Exercise:
Among the lines of the listing below, retype exactly those from the one containing "Clone this chart" through the one containing "580, 600, 650, 700];", both included. Do not include pictures.

(Code that draws figures)
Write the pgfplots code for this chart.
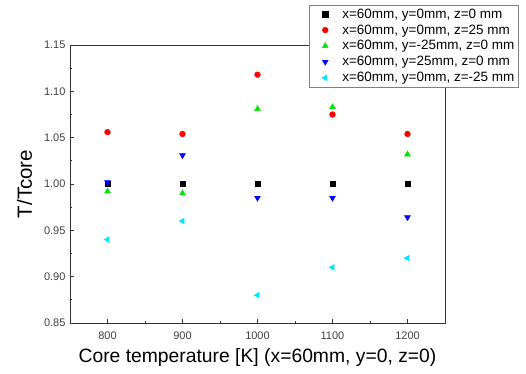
\documentclass[border=0pt]{standalone}
\usepackage{pgfplots}
\pgfplotsset{compat=1.18}
\usepackage{fontspec}
\setmainfont{Liberation Sans}
\definecolor{mycyan}{RGB}{0,230,255}
\definecolor{mygreen}{RGB}{0,230,0}
\begin{document}
\begin{tikzpicture}
\useasboundingbox (-70pt,-50pt) rectangle (456pt,323pt);
\begin{axis}[
  at={(0,0)}, anchor=south west,
  scale only axis, width=375pt, height=278pt,
  xmin=750, xmax=1250, ymin=0.85, ymax=1.15,
  xtick={800,900,1000,1100,1200},
  ytick={0.85,0.90,...,1.151},
  minor x tick num=1, minor y tick num=1,
  xtick pos=left, ytick pos=left,
  tick align=inside,
  major tick length=4pt, minor tick length=2.5pt,
  axis line style={black!80, line width=0.8pt},
  every tick/.style={black!80, line width=0.7pt},
  /pgf/number format/assume math mode=true,
  yticklabel style={/pgf/number format/fixed, /pgf/number format/fixed zerofill, /pgf/number format/precision=2, font=\fontsize{11}{12}\selectfont, text=black!75, xshift=-1pt},
  xticklabel style={/pgf/number format/1000 sep={}, font=\fontsize{11}{12}\selectfont, text=black!75, yshift=-5pt},
  xlabel={Core temperature [K] (x=60mm, y=0, z=0)},
  ylabel={T/Tcore},
  xlabel style={font=\fontsize{19.3}{22}\selectfont, yshift=-2pt},
  ylabel style={font=\fontsize{20.5}{24}\selectfont, yshift=5pt},
  legend style={at={(1.195,1.144)}, anchor=north east, draw=black!50, fill=white,
    font=\fontsize{13.5}{15}\selectfont, row sep=1pt, inner sep=1.5pt},
  legend image code/.code={%
    \path[draw=none, fill=none] (-4pt,0pt) -- (26pt,0pt);
    \path[only marks, #1] plot coordinates {(11pt,0pt)};},
  legend cell align=left,
  only marks,
]
\addplot[mark=square*, mark size=2.6pt, black, mark options={fill=black}] coordinates {(800,1.00) (900,1.00) (1000,1.00) (1100,1.00) (1200,1.00)};
\addlegendentry{x=60mm, y=0mm, z=0 mm}
\addplot[mark=*, mark size=2.9pt, red, mark options={fill=red}] coordinates {(800,1.056) (900,1.054) (1000,1.118) (1100,1.075) (1200,1.054)};
\addlegendentry{x=60mm, y=0mm, z=25 mm}
\addplot[mark=triangle*, mark size=3.4pt, mygreen, mark options={fill=mygreen}] coordinates {(800,0.992) (900,0.990) (1000,1.081) (1100,1.083) (1200,1.032)};
\addlegendentry{x=60mm, y=-25mm, z=0 mm}
\addplot[mark=triangle*, mark size=3.4pt, blue, mark options={fill=blue, rotate=180}] coordinates {(800,1.002) (900,1.031) (1000,0.985) (1100,0.985) (1200,0.964)};
\addlegendentry{x=60mm, y=25mm, z=0 mm}
\addplot[mark=triangle*, mark size=3.4pt, mycyan, mark options={fill=mycyan, rotate=90}] coordinates {(800,0.940) (900,0.960) (1000,0.880) (1100,0.910) (1200,0.920)};
\addlegendentry{x=60mm, y=0mm, z=-25 mm}
\end{axis}
\end{tikzpicture}
\end{document}
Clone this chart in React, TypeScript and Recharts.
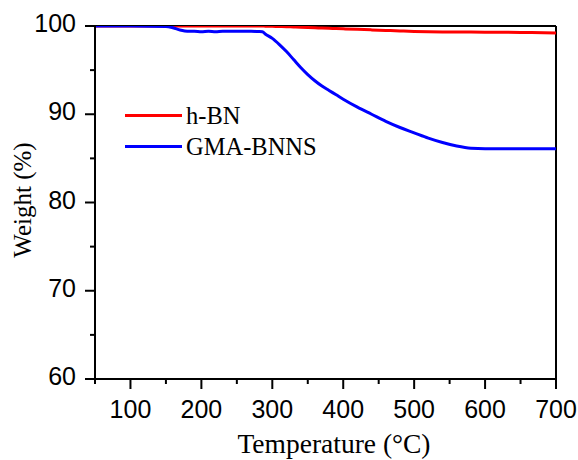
import React from 'react';
import { LineChart, Line, XAxis, YAxis, ReferenceLine, Legend } from 'recharts';

const temperatures = [50, 100, 150, 160, 170, 180, 190, 200, 210, 220, 230, 240, 250, 260, 270, 280, 286, 290, 300, 310, 320, 330, 340, 350, 360, 370, 380, 390, 400, 420, 440, 460, 480, 500, 520, 540, 560, 580, 600, 650, 700];

const hBN = [100, 100, 100, 100, 100, 100, 100, 100, 100, 100, 100, 100, 100, 100, 100, 100, 100, 99.98, 99.96, 99.94, 99.92, 99.89, 99.86, 99.83, 99.8, 99.77, 99.74, 99.71, 99.68, 99.62, 99.56, 99.5, 99.44, 99.39, 99.35, 99.33, 99.32, 99.31, 99.3, 99.27, 99.22];

const gmaBNNS = [100, 100, 99.95, 99.8, 99.55, 99.4, 99.4, 99.35, 99.4, 99.35, 99.4, 99.4, 99.4, 99.4, 99.4, 99.37, 99.35, 99.1, 98.6, 97.9, 97.1, 96.2, 95.3, 94.5, 93.8, 93.2, 92.7, 92.2, 91.7, 90.8, 90.0, 89.2, 88.5, 87.9, 87.3, 86.8, 86.4, 86.15, 86.1, 86.1, 86.1];

const seriesNames = ['h-BN', 'GMA-BNNS'];

const xTicks = [50, 100, 150, 200, 250, 300, 350, 400, 450, 500, 550, 600, 650, 700];
const yTicks = [60, 65, 70, 75, 80, 85, 90, 95, 100];

const data = temperatures.map((t, i) => ({ t, hBN: hBN[i], gma: gmaBNNS[i] }));

const SANS = '"Liberation Sans", Arial, sans-serif';
const SERIF = '"Liberation Serif", "Times New Roman", serif';

const XTick = (props: any) => {
  const { x, y, payload } = props;
  const major = payload.value % 100 === 0;
  return (
    <g>
      <line x1={x} y1={y} x2={x} y2={y + (major ? 10 : 5)} stroke="#000" strokeWidth={2} />
      {major && payload.value !== 50 && (
        <text x={x} y={y + 39} textAnchor="middle" fontFamily={SANS} fontSize={25} fill="#000">
          {payload.value}
        </text>
      )}
    </g>
  );
};

const YTick = (props: any) => {
  const { x, y, payload } = props;
  const major = payload.value % 10 === 0;
  return (
    <g>
      <line x1={x} y1={y} x2={x - (major ? 10 : 5)} y2={y} stroke="#000" strokeWidth={2} />
      {major && (
        <text x={x - 19} y={y + 6} textAnchor="end" fontFamily={SANS} fontSize={25} fill="#000">
          {payload.value}
        </text>
      )}
    </g>
  );
};

const renderLegend = (props: any) => {
  const items = [...(props.payload || [])].sort(
    (a: any, b: any) => seriesNames.indexOf(a.value) - seriesNames.indexOf(b.value)
  );
  return (
    <div style={{ display: 'flex', flexDirection: 'column' }}>
      {items.map((p: any) => (
        <div key={p.value} style={{ display: 'flex', alignItems: 'center', height: 31 }}>
          <div style={{ width: 57, height: 3, background: p.color }} />
          <span style={{ marginLeft: 4, fontFamily: SERIF, fontSize: 24.5, lineHeight: '31px', color: '#000', whiteSpace: 'nowrap' }}>
            {p.value}
          </span>
        </div>
      ))}
    </div>
  );
};

export default function App() {
  return (
    <div style={{ position: 'absolute', left: 0, top: 0, background: '#fff' }}>
      <LineChart width={578} height={460} data={data} margin={{ top: 26, right: 22, bottom: 0, left: 0 }}>
        <XAxis
          dataKey="t"
          type="number"
          domain={[50, 700]}
          ticks={xTicks}
          interval={0}
          tickSize={0}
          tickMargin={0}
          tickLine={false}
          tick={<XTick />}
          height={81}
          axisLine={{ stroke: '#000', strokeWidth: 2 }}
          allowDataOverflow
          label={{
            content: () => (
              <text x={334} y={453} textAnchor="middle" fontFamily={SERIF} fontSize={27.5} fill="#000">
                Temperature (°C)
              </text>
            ),
          }}
        />
        <YAxis
          type="number"
          domain={[60, 100]}
          ticks={yTicks}
          interval={0}
          tickSize={0}
          tickMargin={0}
          tickLine={false}
          tick={<YTick />}
          width={95}
          axisLine={{ stroke: '#000', strokeWidth: 2 }}
          allowDataOverflow
          label={{
            content: () => (
              <text x={31} y={200} transform="rotate(-90 31 200)" textAnchor="middle" fontFamily={SERIF} fontSize={25} fill="#000">
                Weight (%)
              </text>
            ),
          }}
        />
        <ReferenceLine y={100} stroke="#000" strokeWidth={2} />
        <ReferenceLine x={700} stroke="#000" strokeWidth={2} />
        <Line type="monotone" dataKey="hBN" name="h-BN" stroke="#ff0000" strokeWidth={3} dot={false} isAnimationActive={false} />
        <Line type="monotone" dataKey="gma" name="GMA-BNNS" stroke="#0000ff" strokeWidth={3} dot={false} isAnimationActive={false} />
        <Legend
          layout="horizontal"
          verticalAlign="middle"
          align="center"
          content={renderLegend}
          wrapperStyle={{ position: 'absolute', left: 125, top: 100, width: 'auto', height: 'auto' }}
        />
      </LineChart>
    </div>
  );
}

Output of the task:
Clone this chart in React, TypeScript and Recharts.
import React from 'react';
import { LineChart, Line, XAxis, YAxis, ReferenceLine, Legend } from 'recharts';

const temperatures = [50, 100, 150, 160, 170, 180, 190, 200, 210, 220, 230, 240, 250, 260, 270, 280, 286, 290, 300, 310, 320, 330, 340, 350, 360, 370, 380, 390, 400, 420, 440, 460, 480, 500, 520, 540, 560, 580, 600, 650, 700];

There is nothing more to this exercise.